• **Work instructions**: Quote all of the data that follows exactly as written, skipping the images.

• **Material provided**:
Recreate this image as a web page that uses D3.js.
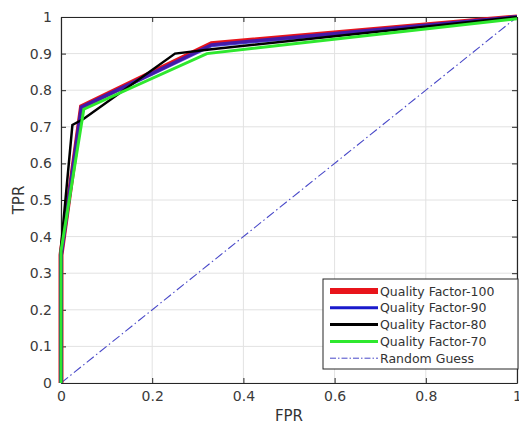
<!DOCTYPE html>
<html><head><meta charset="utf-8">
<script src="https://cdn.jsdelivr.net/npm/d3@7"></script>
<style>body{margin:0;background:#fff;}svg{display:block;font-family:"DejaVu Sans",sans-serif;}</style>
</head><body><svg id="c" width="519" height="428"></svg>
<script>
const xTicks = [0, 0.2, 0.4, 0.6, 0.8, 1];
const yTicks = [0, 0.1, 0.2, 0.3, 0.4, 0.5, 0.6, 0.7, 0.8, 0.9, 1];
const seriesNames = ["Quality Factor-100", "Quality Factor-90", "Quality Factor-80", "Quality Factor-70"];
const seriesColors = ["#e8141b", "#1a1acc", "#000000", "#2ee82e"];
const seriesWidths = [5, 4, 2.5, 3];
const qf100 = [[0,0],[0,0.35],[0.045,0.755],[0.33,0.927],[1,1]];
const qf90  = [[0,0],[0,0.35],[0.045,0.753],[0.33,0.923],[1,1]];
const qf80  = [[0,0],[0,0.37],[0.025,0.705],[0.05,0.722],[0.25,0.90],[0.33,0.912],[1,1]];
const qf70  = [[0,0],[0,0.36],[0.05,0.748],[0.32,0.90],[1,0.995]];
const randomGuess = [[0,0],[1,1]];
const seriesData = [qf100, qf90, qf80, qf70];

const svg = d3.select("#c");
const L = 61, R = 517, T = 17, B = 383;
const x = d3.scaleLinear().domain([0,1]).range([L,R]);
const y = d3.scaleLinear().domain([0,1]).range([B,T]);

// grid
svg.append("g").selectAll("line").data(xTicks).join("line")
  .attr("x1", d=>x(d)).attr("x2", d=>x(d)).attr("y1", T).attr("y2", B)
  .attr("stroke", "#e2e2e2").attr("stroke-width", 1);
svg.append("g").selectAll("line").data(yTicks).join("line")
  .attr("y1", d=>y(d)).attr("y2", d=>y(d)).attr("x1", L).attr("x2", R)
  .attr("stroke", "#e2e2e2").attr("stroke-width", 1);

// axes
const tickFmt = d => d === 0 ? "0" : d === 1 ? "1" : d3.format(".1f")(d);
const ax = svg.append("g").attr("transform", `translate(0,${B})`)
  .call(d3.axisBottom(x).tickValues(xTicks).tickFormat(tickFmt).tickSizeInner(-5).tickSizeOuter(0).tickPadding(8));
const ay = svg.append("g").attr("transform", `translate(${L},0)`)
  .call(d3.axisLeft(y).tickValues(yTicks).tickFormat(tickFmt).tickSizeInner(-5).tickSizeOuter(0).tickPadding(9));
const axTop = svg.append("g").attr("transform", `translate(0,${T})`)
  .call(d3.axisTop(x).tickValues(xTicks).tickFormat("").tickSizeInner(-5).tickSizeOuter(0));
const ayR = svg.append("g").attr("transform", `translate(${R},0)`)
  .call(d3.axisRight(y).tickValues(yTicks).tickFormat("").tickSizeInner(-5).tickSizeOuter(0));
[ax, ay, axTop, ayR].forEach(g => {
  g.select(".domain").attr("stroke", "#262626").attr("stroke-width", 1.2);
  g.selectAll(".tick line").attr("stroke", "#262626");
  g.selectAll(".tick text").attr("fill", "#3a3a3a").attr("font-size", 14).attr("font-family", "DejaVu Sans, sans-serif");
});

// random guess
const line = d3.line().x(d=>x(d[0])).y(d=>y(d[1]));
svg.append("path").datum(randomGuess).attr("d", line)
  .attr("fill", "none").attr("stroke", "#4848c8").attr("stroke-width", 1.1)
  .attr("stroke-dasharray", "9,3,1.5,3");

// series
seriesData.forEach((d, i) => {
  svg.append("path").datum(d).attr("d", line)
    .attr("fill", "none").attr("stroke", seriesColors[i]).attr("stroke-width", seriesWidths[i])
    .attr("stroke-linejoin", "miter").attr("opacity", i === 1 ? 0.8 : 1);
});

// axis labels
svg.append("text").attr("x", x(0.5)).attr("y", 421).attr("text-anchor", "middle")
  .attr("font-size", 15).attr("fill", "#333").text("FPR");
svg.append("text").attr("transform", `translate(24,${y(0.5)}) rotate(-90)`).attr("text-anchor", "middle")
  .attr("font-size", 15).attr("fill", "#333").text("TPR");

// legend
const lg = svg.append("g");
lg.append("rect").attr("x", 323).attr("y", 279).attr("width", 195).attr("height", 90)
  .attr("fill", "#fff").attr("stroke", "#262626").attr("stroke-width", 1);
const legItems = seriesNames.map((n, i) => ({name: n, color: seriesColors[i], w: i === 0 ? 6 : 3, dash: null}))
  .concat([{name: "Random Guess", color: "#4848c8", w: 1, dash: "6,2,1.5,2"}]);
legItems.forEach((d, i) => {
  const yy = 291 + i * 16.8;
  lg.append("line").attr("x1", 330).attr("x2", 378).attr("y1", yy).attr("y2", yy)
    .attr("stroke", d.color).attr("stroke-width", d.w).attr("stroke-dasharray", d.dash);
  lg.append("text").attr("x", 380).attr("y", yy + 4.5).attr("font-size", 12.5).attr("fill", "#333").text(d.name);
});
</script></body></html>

• **Result**:
Recreate this image as a web page that uses D3.js.
<!DOCTYPE html>
<html><head><meta charset="utf-8">
<script src="https://cdn.jsdelivr.net/npm/d3@7"></script>
<style>body{margin:0;background:#fff;}svg{display:block;font-family:"DejaVu Sans",sans-serif;}</style>
</head><body><svg id="c" width="519" height="428"></svg>
<script>
const xTicks = [0, 0.2, 0.4, 0.6, 0.8, 1];
const yTicks = [0, 0.1, 0.2, 0.3, 0.4, 0.5, 0.6, 0.7, 0.8, 0.9, 1];
const seriesNames = ["Quality Factor-100", "Quality Factor-90", "Quality Factor-80", "Quality Factor-70"];
const seriesColors = ["#e8141b", "#1a1acc", "#000000", "#2ee82e"];
const seriesWidths = [5, 4, 2.5, 3];
const qf100 = [[0,0],[0,0.35],[0.045,0.755],[0.33,0.927],[1,1]];
const qf90  = [[0,0],[0,0.35],[0.045,0.753],[0.33,0.923],[1,1]];
const qf80  = [[0,0],[0,0.37],[0.025,0.705],[0.05,0.722],[0.25,0.90],[0.33,0.912],[1,1]];
const qf70  = [[0,0],[0,0.36],[0.05,0.748],[0.32,0.90],[1,0.995]];
const randomGuess = [[0,0],[1,1]];
const seriesData = [qf100, qf90, qf80, qf70];

const svg = d3.select("#c");
const L = 61, R = 517, T = 17, B = 383;
const x = d3.scaleLinear().domain([0,1]).range([L,R]);
const y = d3.scaleLinear().domain([0,1]).range([B,T]);

// grid
svg.append("g").selectAll("line").data(xTicks).join("line")
  .attr("x1", d=>x(d)).attr("x2", d=>x(d)).attr("y1", T).attr("y2", B)
  .attr("stroke", "#e2e2e2").attr("stroke-width", 1);
svg.append("g").selectAll("line").data(yTicks).join("line")
  .attr("y1", d=>y(d)).attr("y2", d=>y(d)).attr("x1", L).attr("x2", R)
  .attr("stroke", "#e2e2e2").attr("stroke-width", 1);

// axes
const tickFmt = d => d === 0 ? "0" : d === 1 ? "1" : d3.format(".1f")(d);
const ax = svg.append("g").attr("transform", `translate(0,${B})`)
  .call(d3.axisBottom(x).tickValues(xTicks).tickFormat(tickFmt).tickSizeInner(-5).tickSizeOuter(0).tickPadding(8));
const ay = svg.append("g").attr("transform", `translate(${L},0)`)
  .call(d3.axisLeft(y).tickValues(yTicks).tickFormat(tickFmt).tickSizeInner(-5).tickSizeOuter(0).tickPadding(9));
const axTop = svg.append("g").attr("transform", `translate(0,${T})`)
  .call(d3.axisTop(x).tickValues(xTicks).tickFormat("").tickSizeInner(-5).tickSizeOuter(0));
const ayR = svg.append("g").attr("transform", `translate(${R},0)`)
  .call(d3.axisRight(y).tickValues(yTicks).tickFormat("").tickSizeInner(-5).tickSizeOuter(0));
[ax, ay, axTop, ayR].forEach(g => {
  g.select(".domain").attr("stroke", "#262626").attr("stroke-width", 1.2);
  g.selectAll(".tick line").attr("stroke", "#262626");
  g.selectAll(".tick text").attr("fill", "#3a3a3a").attr("font-size", 14).attr("font-family", "DejaVu Sans, sans-serif");
});

// random guess
const line = d3.line().x(d=>x(d[0])).y(d=>y(d[1]));
svg.append("path").datum(randomGuess).attr("d", line)
  .attr("fill", "none").attr("stroke", "#4848c8").attr("stroke-width", 1.1)
  .attr("stroke-dasharray", "9,3,1.5,3");

// series
seriesData.forEach((d, i) => {
  svg.append("path").datum(d).attr("d", line)
    .attr("fill", "none").attr("stroke", seriesColors[i]).attr("stroke-width", seriesWidths[i])
    .attr("stroke-linejoin", "miter").attr("opacity", i === 1 ? 0.8 : 1);
});

// axis labels
svg.append("text").attr("x", x(0.5)).attr("y", 421).attr("text-anchor", "middle")
  .attr("font-size", 15).attr("fill", "#333").text("FPR");
svg.append("text").attr("transform", `translate(24,${y(0.5)}) rotate(-90)`).attr("text-anchor", "middle")
  .attr("font-size", 15).attr("fill", "#333").text("TPR");

// legend
const lg = svg.append("g");
lg.append("rect").attr("x", 323).attr("y", 279).attr("width", 195).attr("height", 90)
  .attr("fill", "#fff").attr("stroke", "#262626").attr("stroke-width", 1);
const legItems = seriesNames.map((n, i) => ({name: n, color: seriesColors[i], w: i === 0 ? 6 : 3, dash: null}))
  .concat([{name: "Random Guess", color: "#4848c8", w: 1, dash: "6,2,1.5,2"}]);
legItems.forEach((d, i) => {
  const yy = 291 + i * 16.8;
  lg.append("line").attr("x1", 330).attr("x2", 378).attr("y1", yy).attr("y2", yy)
    .attr("stroke", d.color).attr("stroke-width", d.w).attr("stroke-dasharray", d.dash);
  lg.append("text").attr("x", 380).attr("y", yy + 4.5).attr("font-size", 12.5).attr("fill", "#333").text(d.name);
});
</script></body></html>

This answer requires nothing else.